# DirecTV tivo "freezing" (non-responsive)



## zippodcr (Sep 21, 2005)

Having trouble with HR10-250 AND HDVR2 going black screen and refusing to respond to the remote. must pull plug to reset. but not all in house - one HDVR2 has been bulletproof. Anyone else having this trouble? Happening more frequently the last week; 4th qtr of superbowl, once Monday, twice tuesday and twice yesterday. I'm confident it is not hardware; my mother-in-law's DVR-40 and HDVR2 are also freezing at the same time! (i know because right after mine freezes, the phone rings and she's telling me about how I talked her into buying the directv thing...) Called directv for advice but they either have none or offer replacement with R15.


----------



## codespy (Jan 7, 2006)

What's your location? Any snow lately? Had rebooting lately on my HR10's since Monday with the snowstorm. Cleared off dish and no problems since.

I noticed with my DirecTV branded receivers, when software updates come around, I experience reboots on my TiVo receivers for a short period of time.


----------



## fadein34 (Feb 5, 2008)

Same problem here... 4th quarter of SB. Just happened again five minutes ago which is why I'm here.

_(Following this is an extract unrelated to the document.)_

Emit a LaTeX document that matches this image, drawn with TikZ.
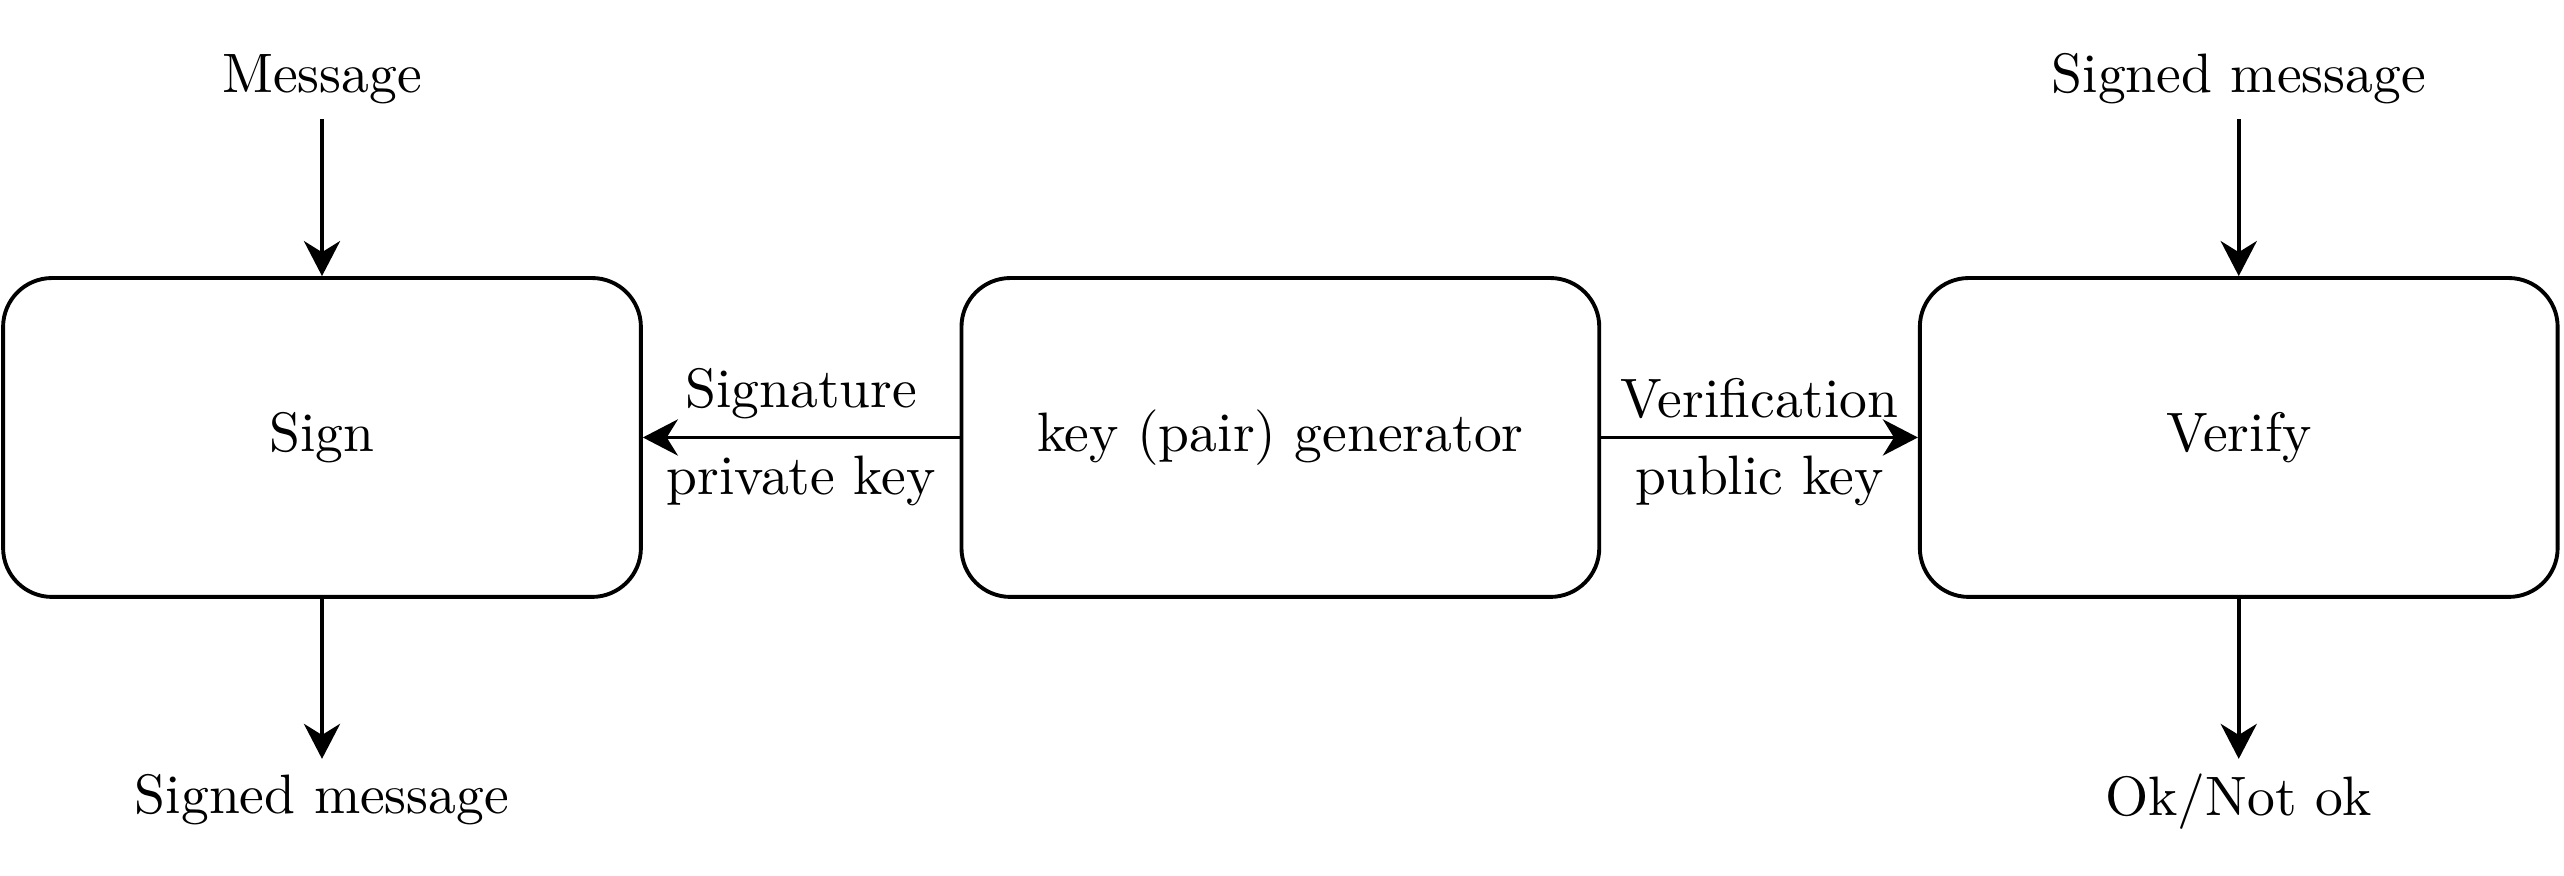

I think it's Directv's way of getting suckers to get their dvr. My buddy just swapped his out. He doesn't care what he has. How many more people are like that? 




GO PACK GO!


----------



## rogersba (Nov 21, 2004)

My R10 also restarted during the 4th quarter of the Super Bowl, and has being doing it randomly lately.


----------



## gmunnee69 (Feb 7, 2011)

I have 3 directv HD DVRS. All reset in the 4th quarter at the same time. The one non-tivo box we have did not restart. I am not a conspiracy buff, but the only other time I have had this problem is a bad quality signal on a local channel rebroadcast by Directv--so it can be caused by signal issues. It is not on my end, I am sure of it--nothing else electronic in my house had any problems and we had good weather last night. I do think this is potentially directv rebooting Tivos on purpose. I am really tired of waiting for the new Directv Tivo boxes so I may just cancel my service.


----------



## litzdog911 (Oct 18, 2002)

gmunnee69 said:


> ..... I am not a conspiracy buff, .... I do think this is potentially directv rebooting Tivos on purpose. .....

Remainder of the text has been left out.